◆ WHAT THE TASK REQUIRES: Retype only what runs from the first line of the listing to the line holding "var hat = [12, 24, 48, 72, 96];", both included. Do not retype the pictures.

◆ DATASET EXTRACT:
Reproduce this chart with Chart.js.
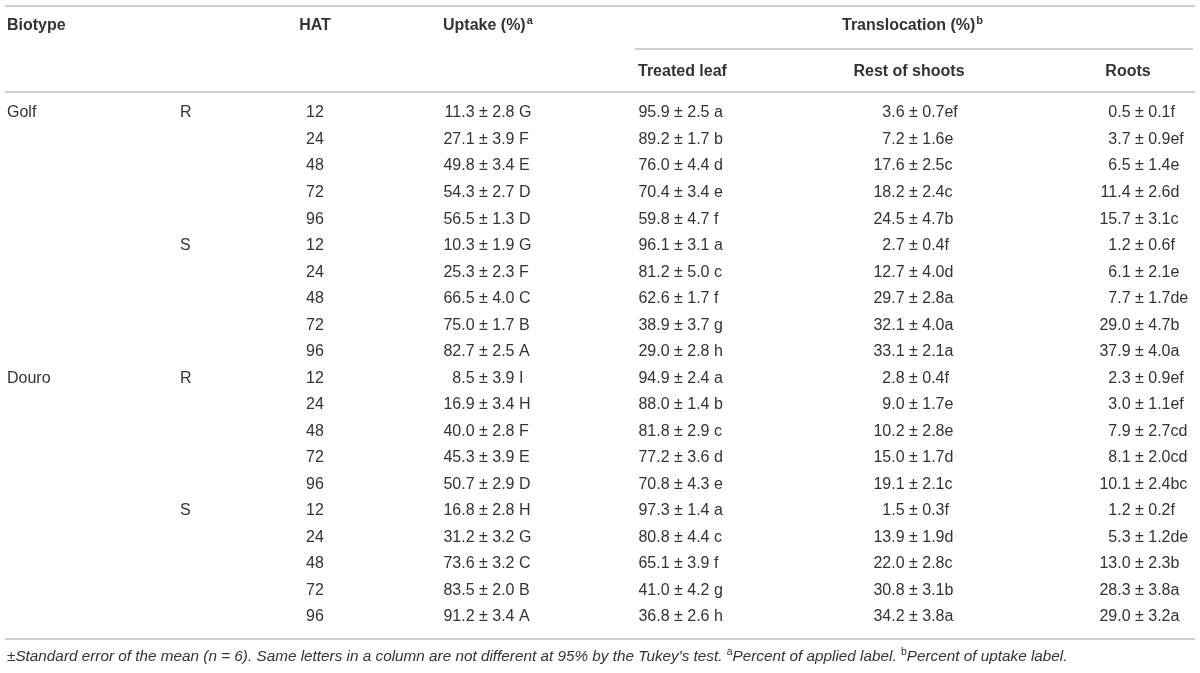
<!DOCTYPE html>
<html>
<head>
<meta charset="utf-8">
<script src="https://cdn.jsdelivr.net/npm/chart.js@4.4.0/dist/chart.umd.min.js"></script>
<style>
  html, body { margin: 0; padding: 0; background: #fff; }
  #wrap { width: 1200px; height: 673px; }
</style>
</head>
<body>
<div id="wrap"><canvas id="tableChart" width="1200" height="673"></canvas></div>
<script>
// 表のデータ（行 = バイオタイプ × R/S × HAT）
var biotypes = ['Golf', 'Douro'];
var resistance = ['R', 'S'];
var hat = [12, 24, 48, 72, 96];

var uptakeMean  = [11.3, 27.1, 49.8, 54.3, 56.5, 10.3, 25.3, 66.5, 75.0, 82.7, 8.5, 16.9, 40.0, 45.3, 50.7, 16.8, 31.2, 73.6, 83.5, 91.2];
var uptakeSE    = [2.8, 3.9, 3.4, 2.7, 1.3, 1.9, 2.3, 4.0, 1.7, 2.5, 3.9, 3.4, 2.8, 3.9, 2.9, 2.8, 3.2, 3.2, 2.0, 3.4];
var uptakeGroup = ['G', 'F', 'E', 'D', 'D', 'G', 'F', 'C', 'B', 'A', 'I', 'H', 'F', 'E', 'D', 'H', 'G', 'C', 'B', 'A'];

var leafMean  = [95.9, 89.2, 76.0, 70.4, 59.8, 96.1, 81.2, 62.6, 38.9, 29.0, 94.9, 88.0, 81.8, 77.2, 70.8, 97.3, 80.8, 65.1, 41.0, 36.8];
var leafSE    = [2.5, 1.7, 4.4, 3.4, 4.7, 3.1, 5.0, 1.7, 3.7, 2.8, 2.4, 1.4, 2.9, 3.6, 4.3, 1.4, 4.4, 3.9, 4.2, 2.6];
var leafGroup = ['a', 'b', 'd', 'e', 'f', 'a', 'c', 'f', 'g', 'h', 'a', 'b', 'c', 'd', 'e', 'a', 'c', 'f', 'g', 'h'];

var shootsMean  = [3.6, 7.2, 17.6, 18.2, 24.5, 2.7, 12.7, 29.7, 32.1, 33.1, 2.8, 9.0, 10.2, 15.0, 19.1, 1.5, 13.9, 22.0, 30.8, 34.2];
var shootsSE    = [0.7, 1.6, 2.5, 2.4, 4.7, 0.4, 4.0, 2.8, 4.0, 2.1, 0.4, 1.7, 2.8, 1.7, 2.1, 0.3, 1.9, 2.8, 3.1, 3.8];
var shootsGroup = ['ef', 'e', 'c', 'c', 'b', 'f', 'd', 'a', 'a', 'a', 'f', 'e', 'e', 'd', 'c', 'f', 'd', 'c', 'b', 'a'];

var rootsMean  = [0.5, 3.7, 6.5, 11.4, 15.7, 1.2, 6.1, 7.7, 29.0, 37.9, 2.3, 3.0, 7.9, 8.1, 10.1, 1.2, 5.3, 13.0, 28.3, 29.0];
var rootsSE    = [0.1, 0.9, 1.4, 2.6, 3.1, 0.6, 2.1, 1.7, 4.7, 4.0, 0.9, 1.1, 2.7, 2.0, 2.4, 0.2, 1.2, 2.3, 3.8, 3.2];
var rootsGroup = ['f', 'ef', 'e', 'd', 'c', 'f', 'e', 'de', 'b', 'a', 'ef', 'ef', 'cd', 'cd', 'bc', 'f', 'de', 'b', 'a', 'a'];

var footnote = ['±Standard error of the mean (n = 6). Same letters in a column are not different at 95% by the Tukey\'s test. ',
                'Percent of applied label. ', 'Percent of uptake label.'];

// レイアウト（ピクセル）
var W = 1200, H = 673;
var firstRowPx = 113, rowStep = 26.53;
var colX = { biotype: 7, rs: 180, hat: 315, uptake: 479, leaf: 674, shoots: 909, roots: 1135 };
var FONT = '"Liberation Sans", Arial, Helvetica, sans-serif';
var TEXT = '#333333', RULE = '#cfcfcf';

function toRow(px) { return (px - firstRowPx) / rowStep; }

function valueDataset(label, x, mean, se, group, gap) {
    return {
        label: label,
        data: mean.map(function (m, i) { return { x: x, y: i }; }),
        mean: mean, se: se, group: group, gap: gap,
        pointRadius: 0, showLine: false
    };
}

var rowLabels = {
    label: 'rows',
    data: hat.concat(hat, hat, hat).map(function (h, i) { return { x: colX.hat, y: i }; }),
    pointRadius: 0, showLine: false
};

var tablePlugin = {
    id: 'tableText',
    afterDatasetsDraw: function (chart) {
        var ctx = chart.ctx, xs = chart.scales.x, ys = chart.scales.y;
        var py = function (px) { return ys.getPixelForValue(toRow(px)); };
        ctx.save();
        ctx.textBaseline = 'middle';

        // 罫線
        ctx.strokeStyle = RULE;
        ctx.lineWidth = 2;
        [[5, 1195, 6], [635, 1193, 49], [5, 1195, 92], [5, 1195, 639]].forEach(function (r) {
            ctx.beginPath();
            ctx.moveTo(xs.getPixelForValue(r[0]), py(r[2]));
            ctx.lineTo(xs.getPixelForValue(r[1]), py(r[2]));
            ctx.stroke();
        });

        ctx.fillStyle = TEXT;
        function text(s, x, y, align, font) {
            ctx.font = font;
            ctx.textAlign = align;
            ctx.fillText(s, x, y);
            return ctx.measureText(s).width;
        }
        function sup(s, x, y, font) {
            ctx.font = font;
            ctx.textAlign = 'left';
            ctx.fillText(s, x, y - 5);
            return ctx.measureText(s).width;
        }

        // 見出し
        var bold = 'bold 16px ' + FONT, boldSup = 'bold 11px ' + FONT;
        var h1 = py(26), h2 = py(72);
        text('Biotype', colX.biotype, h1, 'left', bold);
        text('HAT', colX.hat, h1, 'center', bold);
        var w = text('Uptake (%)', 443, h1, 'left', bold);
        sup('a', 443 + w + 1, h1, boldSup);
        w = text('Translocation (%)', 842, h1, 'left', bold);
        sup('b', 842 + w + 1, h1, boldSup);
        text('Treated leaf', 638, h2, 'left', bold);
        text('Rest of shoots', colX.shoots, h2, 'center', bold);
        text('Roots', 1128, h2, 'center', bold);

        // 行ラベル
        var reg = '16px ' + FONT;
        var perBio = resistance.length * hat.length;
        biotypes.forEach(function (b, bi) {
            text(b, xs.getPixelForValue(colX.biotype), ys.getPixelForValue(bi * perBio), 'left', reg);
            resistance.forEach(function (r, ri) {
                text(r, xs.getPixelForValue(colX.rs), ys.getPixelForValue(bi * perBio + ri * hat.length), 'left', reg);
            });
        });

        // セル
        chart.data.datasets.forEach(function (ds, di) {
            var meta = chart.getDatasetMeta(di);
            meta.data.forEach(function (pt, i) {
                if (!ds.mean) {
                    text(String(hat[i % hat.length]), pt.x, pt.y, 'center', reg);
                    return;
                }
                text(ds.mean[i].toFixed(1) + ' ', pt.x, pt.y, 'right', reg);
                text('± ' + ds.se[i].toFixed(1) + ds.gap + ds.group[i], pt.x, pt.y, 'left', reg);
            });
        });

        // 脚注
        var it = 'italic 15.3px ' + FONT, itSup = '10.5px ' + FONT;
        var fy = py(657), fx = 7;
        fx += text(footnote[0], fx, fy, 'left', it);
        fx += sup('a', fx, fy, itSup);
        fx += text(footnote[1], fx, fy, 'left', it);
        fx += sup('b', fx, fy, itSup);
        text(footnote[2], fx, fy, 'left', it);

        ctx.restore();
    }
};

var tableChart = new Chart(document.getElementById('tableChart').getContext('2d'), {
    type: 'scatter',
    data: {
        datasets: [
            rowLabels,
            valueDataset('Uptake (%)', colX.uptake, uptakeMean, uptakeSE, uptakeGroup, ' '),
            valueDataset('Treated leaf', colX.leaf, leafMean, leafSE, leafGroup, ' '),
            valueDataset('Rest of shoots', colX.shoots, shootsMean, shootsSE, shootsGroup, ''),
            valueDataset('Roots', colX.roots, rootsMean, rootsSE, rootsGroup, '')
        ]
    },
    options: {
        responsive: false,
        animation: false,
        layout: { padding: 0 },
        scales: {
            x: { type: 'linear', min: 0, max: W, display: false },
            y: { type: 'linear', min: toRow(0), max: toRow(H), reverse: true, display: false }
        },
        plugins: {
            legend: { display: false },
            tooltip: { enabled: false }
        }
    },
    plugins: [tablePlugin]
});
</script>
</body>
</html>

◆ RESPONSE:
Reproduce this chart with Chart.js.
<!DOCTYPE html>
<html>
<head>
<meta charset="utf-8">
<script src="https://cdn.jsdelivr.net/npm/chart.js@4.4.0/dist/chart.umd.min.js"></script>
<style>
  html, body { margin: 0; padding: 0; background: #fff; }
  #wrap { width: 1200px; height: 673px; }
</style>
</head>
<body>
<div id="wrap"><canvas id="tableChart" width="1200" height="673"></canvas></div>
<script>
// 表のデータ（行 = バイオタイプ × R/S × HAT）
var biotypes = ['Golf', 'Douro'];
var resistance = ['R', 'S'];
var hat = [12, 24, 48, 72, 96];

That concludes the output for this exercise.